#### Provided material

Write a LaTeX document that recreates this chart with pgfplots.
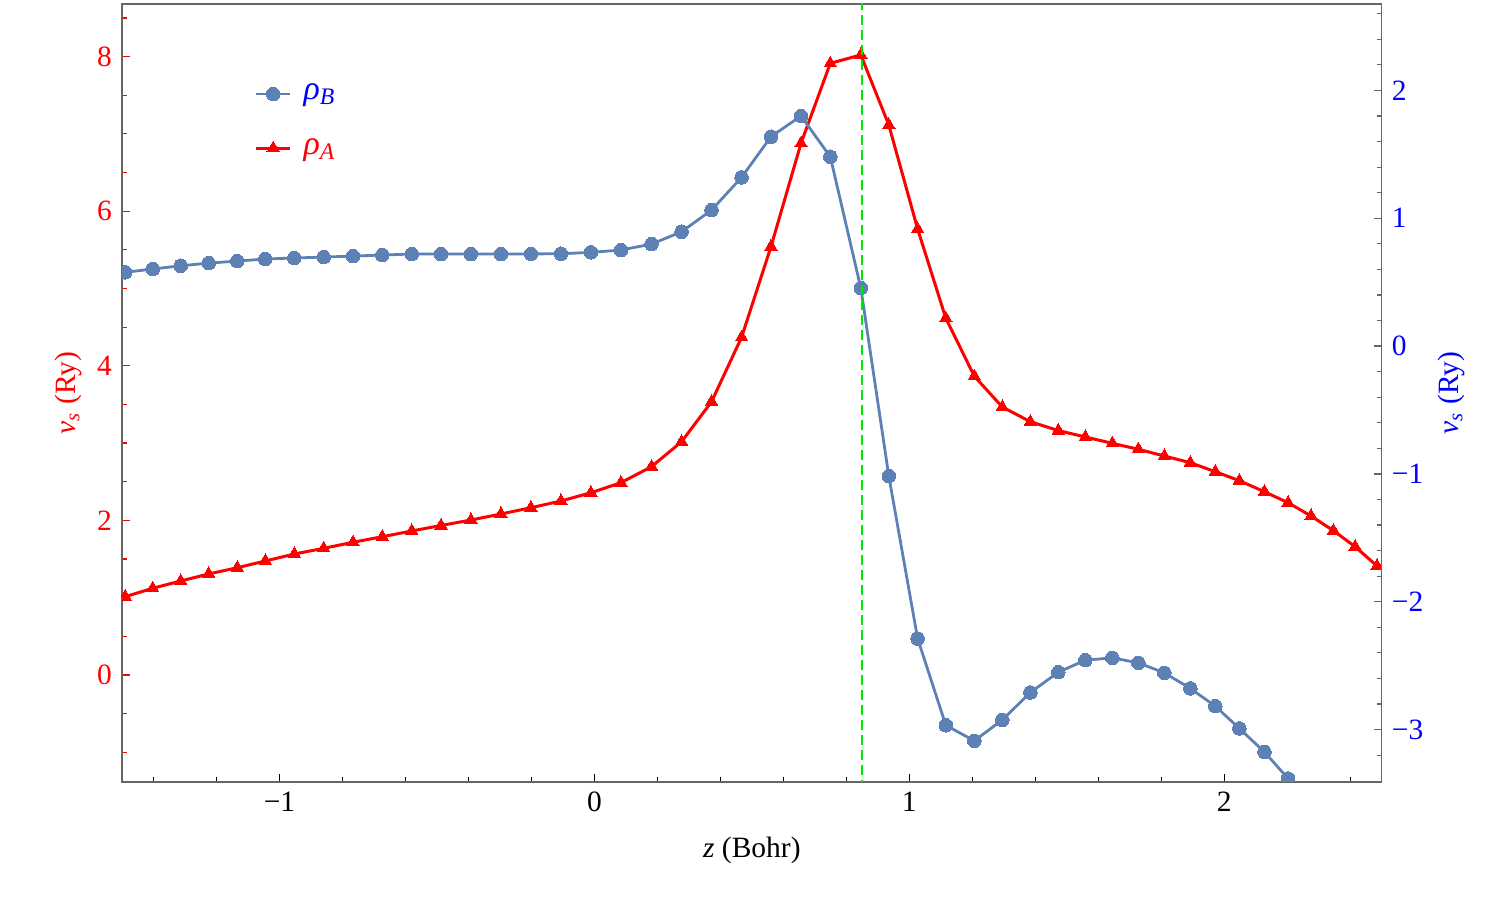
\documentclass[border=0pt]{standalone}
\usepackage{fontspec}
\setmainfont{Liberation Serif}
\usepackage{pgfplots}
\usepackage{pgfplotstable}
\pgfplotsset{compat=1.18}
\definecolor{mblue}{RGB}{94,129,181}
\definecolor{framegray}{gray}{0.4}
\definecolor{lgreen}{RGB}{0,230,0}

\pgfplotstableread{
x r
-1.490 1.013
-1.4025 1.122
-1.3136 1.216
-1.2247 1.307
-1.1339 1.388
-1.0449 1.475
-0.9528 1.565
-0.8595 1.639
-0.7664 1.717
-0.6734 1.789
-0.5800 1.863
-0.487 1.934
-0.3920 2.005
-0.2967 2.083
-0.2014 2.164
-0.1062 2.251
-0.0109 2.358
0.0844 2.488
0.1816 2.695
0.2768 3.018
0.3721 3.536
0.4674 4.369
0.5608 5.541
0.6561 6.878
0.7491 7.913
0.846 8.021
0.9349 7.115
1.0264 5.770
1.1159 4.615
1.2064 3.865
1.2953 3.467
1.3843 3.277
1.4732 3.162
1.5589 3.079
1.6447 2.997
1.7272 2.920
1.8098 2.833
1.8923 2.746
1.9717 2.630
2.0479 2.514
2.1276 2.371
2.2027 2.229
2.2758 2.057
2.3466 1.867
2.4155 1.660
2.4853 1.410
}\redtable

\pgfplotstableread{
x b
-1.490 0.577
-1.4025 0.603
-1.3136 0.628
-1.2247 0.649
-1.1339 0.665
-1.0449 0.681
-0.9528 0.689
-0.8595 0.696
-0.7664 0.704
-0.6734 0.712
-0.5800 0.720
-0.487 0.720
-0.3920 0.720
-0.2967 0.720
-0.2014 0.721
-0.1062 0.722
-0.0109 0.733
0.0844 0.751
0.1816 0.798
0.2768 0.894
0.3721 1.064
0.4674 1.320
0.5608 1.638
0.6561 1.800
0.7491 1.481
0.846 0.454
0.9349 -1.017
1.0264 -2.288
1.1159 -2.966
1.2064 -3.088
1.2953 -2.924
1.3843 -2.710
1.4732 -2.551
1.5589 -2.457
1.6447 -2.439
1.7272 -2.478
1.8098 -2.556
1.8923 -2.678
1.9717 -2.817
2.0479 -2.991
2.1276 -3.175
2.2027 -3.383
}\bluetable

\begin{document}
\fontsize{14.8pt}{17pt}\selectfont
\begin{tikzpicture}
\pgfplotsset{
  every axis/.append style={
    width=629.85bp, height=389bp, scale only axis,
    at={(0,0)}, anchor=south west,
    xmin=-1.5, xmax=2.5,
    clip marker paths=true,
    /pgf/number format/assume math mode=true,
    major tick length=4bp, minor tick length=2.5bp,
    axis line style={framegray, line width=0.6bp},
    every tick/.style={line width=0.6bp},
  },
}
\begin{axis}[
  xtick={-1,0,1,2}, xticklabels={−1,0,1,2},
  minor xtick={-1.4,-1.2,-0.8,-0.6,-0.4,-0.2,0.2,0.4,0.6,0.8,1.2,1.4,1.6,1.8,2.2,2.4},
  xtick pos=left,
  x tick style={black},
  ymin=-1.384, ymax=8.68,
  ytick={0,2,4,6,8},
  minor ytick={-1,-0.5,0.5,1,1.5,2.5,3,3.5,4.5,5,5.5,6.5,7,7.5,8.5},
  ytick pos=left,
  y tick style={red},
  yticklabel style={red},
  xlabel={\textit{z} (Bohr)},
  xlabel style={at={(axis description cs:0.5,-0.0874)}, anchor=center},
  ylabel={\textit{v}\textsubscript{\textit{s}} (Ry)},
  ylabel style={red, at={(axis description cs:-0.0429,0.5)}, anchor=center},
]
\addplot[red, line width=1.5bp, mark=triangle*, mark size=3.6bp,
  mark options={solid, fill=red, draw=red, line width=0pt}]
  table[x=x, y=r]{\redtable};
\end{axis}
\begin{axis}[
  axis x line=none,
  axis y line*=right,
  ymin=-3.41, ymax=2.676,
  ytick={-3,-2,-1,0,1,2}, yticklabels={−3,−2,−1,0,1,2},
  minor ytick={-3.2,-2.8,-2.6,-2.4,-2.2,-1.8,-1.6,-1.4,-1.2,-0.8,-0.6,-0.4,-0.2,0.2,0.4,0.6,0.8,1.2,1.4,1.6,1.8,2.2,2.4,2.6},
  ytick pos=right,
  y tick style={framegray},
  yticklabel style={blue},
  ylabel={\textit{v}\textsubscript{\textit{s}} (Ry)},
  ylabel style={blue, at={(axis description cs:1.0551,0.5)}, anchor=center, rotate=0},
  legend style={at={(axis description cs:0.105,0.903)}, anchor=north west,
    draw=none, fill=none, inner sep=0pt, row sep=13bp,
    font=\fontsize{17pt}{19pt}\selectfont},
  legend cell align=left,
]
\addplot[mblue, line width=1.4bp, mark=*, mark size=3.4bp,
  mark options={solid, fill=mblue, draw=mblue, line width=0pt}]
  table[x=x, y=b]{\bluetable};
\addlegendentry{\hspace{4bp}\textcolor{blue}{\textit{ρ}\textsubscript{\textit{B}}}}
\addlegendimage{red, line width=1.5bp, mark=triangle*, mark size=3.6bp,
  mark options={solid, fill=red, draw=red, line width=0pt}}
\addlegendentry{\hspace{4bp}\textcolor{red}{\textit{ρ}\textsubscript{\textit{A}}}}
\addplot[lgreen, line width=1bp, dash pattern=on 5bp off 2.5bp, forget plot]
  coordinates {(0.851,-5) (0.851,5)};
\end{axis}
\pgfresetboundingbox
\path (-61bp,-60bp) rectangle (689bp,391bp);
\end{tikzpicture}
\end{document}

########

Task prompt:
Copy the material exactly. Do not include the pictures.

The result:
Write a LaTeX document that recreates this chart with pgfplots.
\documentclass[border=0pt]{standalone}
\usepackage{fontspec}
\setmainfont{Liberation Serif}
\usepackage{pgfplots}
\usepackage{pgfplotstable}
\pgfplotsset{compat=1.18}
\definecolor{mblue}{RGB}{94,129,181}
\definecolor{framegray}{gray}{0.4}
\definecolor{lgreen}{RGB}{0,230,0}

\pgfplotstableread{
x r
-1.490 1.013
-1.4025 1.122
-1.3136 1.216
-1.2247 1.307
-1.1339 1.388
-1.0449 1.475
-0.9528 1.565
-0.8595 1.639
-0.7664 1.717
-0.6734 1.789
-0.5800 1.863
-0.487 1.934
-0.3920 2.005
-0.2967 2.083
-0.2014 2.164
-0.1062 2.251
-0.0109 2.358
0.0844 2.488
0.1816 2.695
0.2768 3.018
0.3721 3.536
0.4674 4.369
0.5608 5.541
0.6561 6.878
0.7491 7.913
0.846 8.021
0.9349 7.115
1.0264 5.770
1.1159 4.615
1.2064 3.865
1.2953 3.467
1.3843 3.277
1.4732 3.162
1.5589 3.079
1.6447 2.997
1.7272 2.920
1.8098 2.833
1.8923 2.746
1.9717 2.630
2.0479 2.514
2.1276 2.371
2.2027 2.229
2.2758 2.057
2.3466 1.867
2.4155 1.660
2.4853 1.410
}\redtable

\pgfplotstableread{
x b
-1.490 0.577
-1.4025 0.603
-1.3136 0.628
-1.2247 0.649
-1.1339 0.665
-1.0449 0.681
-0.9528 0.689
-0.8595 0.696
-0.7664 0.704
-0.6734 0.712
-0.5800 0.720
-0.487 0.720
-0.3920 0.720
-0.2967 0.720
-0.2014 0.721
-0.1062 0.722
-0.0109 0.733
0.0844 0.751
0.1816 0.798
0.2768 0.894
0.3721 1.064
0.4674 1.320
0.5608 1.638
0.6561 1.800
0.7491 1.481
0.846 0.454
0.9349 -1.017
1.0264 -2.288
1.1159 -2.966
1.2064 -3.088
1.2953 -2.924
1.3843 -2.710
1.4732 -2.551
1.5589 -2.457
1.6447 -2.439
1.7272 -2.478
1.8098 -2.556
1.8923 -2.678
1.9717 -2.817
2.0479 -2.991
2.1276 -3.175
2.2027 -3.383
}\bluetable

\begin{document}
\fontsize{14.8pt}{17pt}\selectfont
\begin{tikzpicture}
\pgfplotsset{
  every axis/.append style={
    width=629.85bp, height=389bp, scale only axis,
    at={(0,0)}, anchor=south west,
    xmin=-1.5, xmax=2.5,
    clip marker paths=true,
    /pgf/number format/assume math mode=true,
    major tick length=4bp, minor tick length=2.5bp,
    axis line style={framegray, line width=0.6bp},
    every tick/.style={line width=0.6bp},
  },
}
\begin{axis}[
  xtick={-1,0,1,2}, xticklabels={−1,0,1,2},
  minor xtick={-1.4,-1.2,-0.8,-0.6,-0.4,-0.2,0.2,0.4,0.6,0.8,1.2,1.4,1.6,1.8,2.2,2.4},
  xtick pos=left,
  x tick style={black},
  ymin=-1.384, ymax=8.68,
  ytick={0,2,4,6,8},
  minor ytick={-1,-0.5,0.5,1,1.5,2.5,3,3.5,4.5,5,5.5,6.5,7,7.5,8.5},
  ytick pos=left,
  y tick style={red},
  yticklabel style={red},
  xlabel={\textit{z} (Bohr)},
  xlabel style={at={(axis description cs:0.5,-0.0874)}, anchor=center},
  ylabel={\textit{v}\textsubscript{\textit{s}} (Ry)},
  ylabel style={red, at={(axis description cs:-0.0429,0.5)}, anchor=center},
]
\addplot[red, line width=1.5bp, mark=triangle*, mark size=3.6bp,
  mark options={solid, fill=red, draw=red, line width=0pt}]
  table[x=x, y=r]{\redtable};
\end{axis}
\begin{axis}[
  axis x line=none,
  axis y line*=right,
  ymin=-3.41, ymax=2.676,
  ytick={-3,-2,-1,0,1,2}, yticklabels={−3,−2,−1,0,1,2},
  minor ytick={-3.2,-2.8,-2.6,-2.4,-2.2,-1.8,-1.6,-1.4,-1.2,-0.8,-0.6,-0.4,-0.2,0.2,0.4,0.6,0.8,1.2,1.4,1.6,1.8,2.2,2.4,2.6},
  ytick pos=right,
  y tick style={framegray},
  yticklabel style={blue},
  ylabel={\textit{v}\textsubscript{\textit{s}} (Ry)},
  ylabel style={blue, at={(axis description cs:1.0551,0.5)}, anchor=center, rotate=0},
  legend style={at={(axis description cs:0.105,0.903)}, anchor=north west,
    draw=none, fill=none, inner sep=0pt, row sep=13bp,
    font=\fontsize{17pt}{19pt}\selectfont},
  legend cell align=left,
]
\addplot[mblue, line width=1.4bp, mark=*, mark size=3.4bp,
  mark options={solid, fill=mblue, draw=mblue, line width=0pt}]
  table[x=x, y=b]{\bluetable};
\addlegendentry{\hspace{4bp}\textcolor{blue}{\textit{ρ}\textsubscript{\textit{B}}}}
\addlegendimage{red, line width=1.5bp, mark=triangle*, mark size=3.6bp,
  mark options={solid, fill=red, draw=red, line width=0pt}}
\addlegendentry{\hspace{4bp}\textcolor{red}{\textit{ρ}\textsubscript{\textit{A}}}}
\addplot[lgreen, line width=1bp, dash pattern=on 5bp off 2.5bp, forget plot]
  coordinates {(0.851,-5) (0.851,5)};
\end{axis}
\pgfresetboundingbox
\path (-61bp,-60bp) rectangle (689bp,391bp);
\end{tikzpicture}
\end{document}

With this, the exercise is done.